On 11 April Powerday was fined £1m for certain waste related offences and was ordered to pay nearly £250,000 towards the Environment Agency’s (EA) costs.
There were three separate offences spanning the period from 2009-2012 at two separate sites, one pursuant to the Environmental Permitting Regulations 2007 (the regulations in force at the time of the offence) and two pursuant to s33 of the Environmental Protection Act 1990. A £700,000 fine was imposed for the breach of the 2007 Regulations and two separate fines of £200,000 and £100,000 were imposed for the breaches of the 1990 Act. The case highlights two interesting points.
The first is the retrospective application of the new Sentencing Council Guideline for Environmental Offences which was introduced in July 2014. It applies to offences committed before that date if the case comes before the courts after July 2014 which is what happened to Powerday.
In addition, the £700,000 fine for the breach of the 2007 Regulations was said to include an “agreed” amount to reflect the benefit derived by Powerday. The EA can use its powers pursuant to the Proceeds of Crime Act to recover financial benefit derived from an offence. Alternatively, the new Guideline allows a court to reflect any financial benefit in the level of the penalty imposed. In this instance it seems the EA invited the court to recover an amount as part of the penalty.

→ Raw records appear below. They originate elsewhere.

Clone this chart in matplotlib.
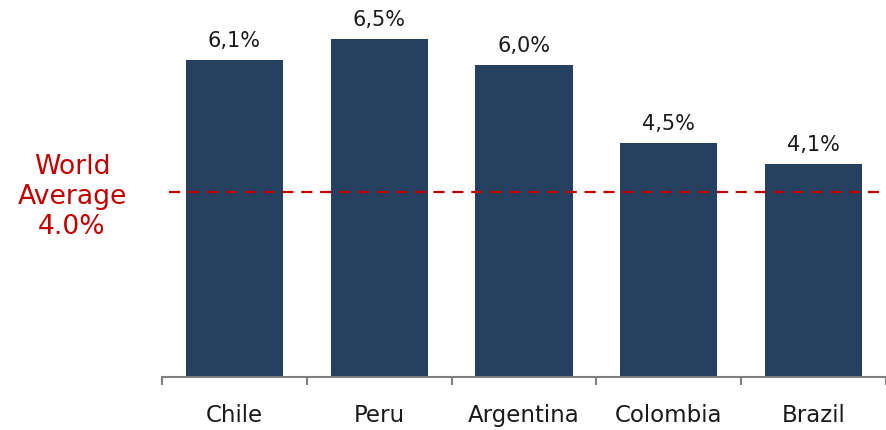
import matplotlib
matplotlib.use("Agg")
import matplotlib.pyplot as plt

categories = ["Chile", "Peru", "Argentina", "Colombia", "Brazil"]
values = [6.1, 6.5, 6.0, 4.5, 4.1]
value_labels = ["6,1%", "6,5%", "6,0%", "4,5%", "4,1%"]
world_avg_label = "World\nAverage\n4.0%"
world_avg_line = 3.56  # position of the dashed line as drawn in the reference

W, H = 886, 431
fig = plt.figure(figsize=(W / 100, H / 100), dpi=100)
ax = fig.add_axes([162 / W, (H - 378) / H, (W - 162) / W, 378 / H])

x = list(range(len(categories)))
ax.bar(x, values, width=0.67, color="#26405F", zorder=2)
for xi, v, lab in zip(x, values, value_labels):
    ax.annotate(lab, (xi, v), xytext=(0, 7), textcoords="offset points",
                ha="center", va="bottom", fontsize=15, color="#1a1a1a")

ax.plot([-0.45, 4.5], [world_avg_line, world_avg_line], color="#C00000",
        lw=1.6, dashes=(5, 3.5), zorder=3)

ax.set_xlim(-0.5, 4.5)
ax.set_ylim(0, 7.27)
ax.set_yticks([])
for s in ["top", "right", "left"]:
    ax.spines[s].set_visible(False)
ax.spines["bottom"].set_color("#808080")
ax.spines["bottom"].set_linewidth(1.5)

ax.set_xticks([i - 0.5 for i in range(len(categories) + 1)], minor=False)
ax.set_xticklabels([""] * (len(categories) + 1))
ax.tick_params(axis="x", which="major", length=6, width=1.5, color="#808080", direction="out")
ax.set_xticks(x, minor=True)
ax.set_xticklabels(categories, minor=True, fontsize=16.5, color="#1a1a1a")
ax.tick_params(axis="x", which="minor", length=0, pad=19)

fig.text(72 / W, 1 - 197 / H, world_avg_label, color="#C00000", fontsize=19.2,
         ha="center", va="center", linespacing=1.22)

fig.savefig("out.png", dpi=100)
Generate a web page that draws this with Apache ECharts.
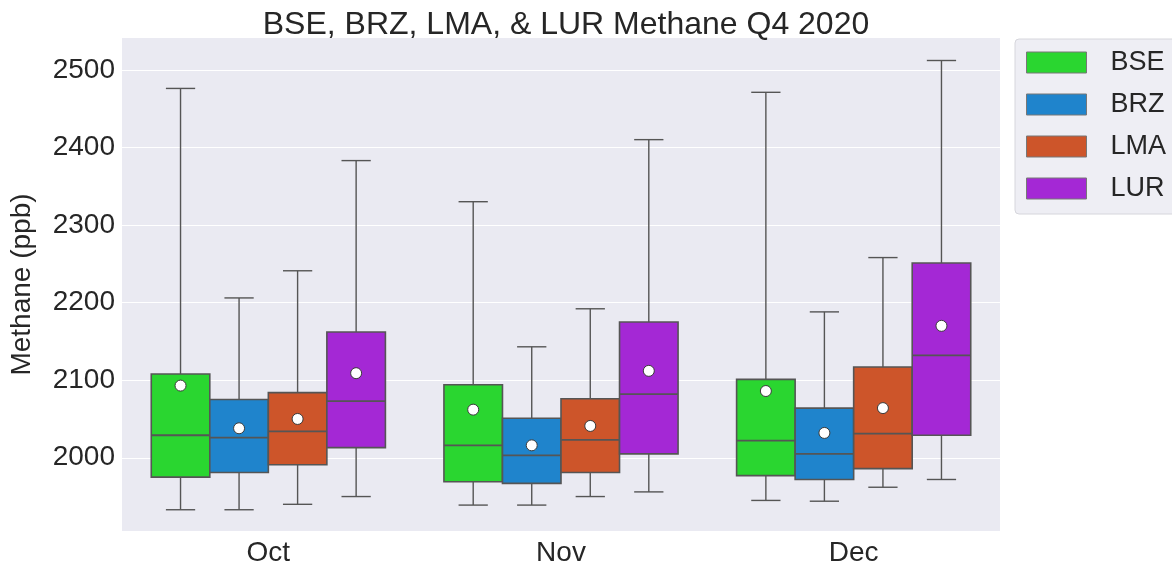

The different approaches present the EA with a dilemma. Use POCA, a more complicated process, but through which the EA retains a proportion of the amount recovered? Or ask the court to recover an amount, potentially simpler, but less certain as the court has a wide discretion when sentencing and the EA does not get to recover a proportion of the penalty?
We expect the EA will continue using POCA in more clear cut cases where recovery is certain and the Guideline when a POCA application is less likely to succeed.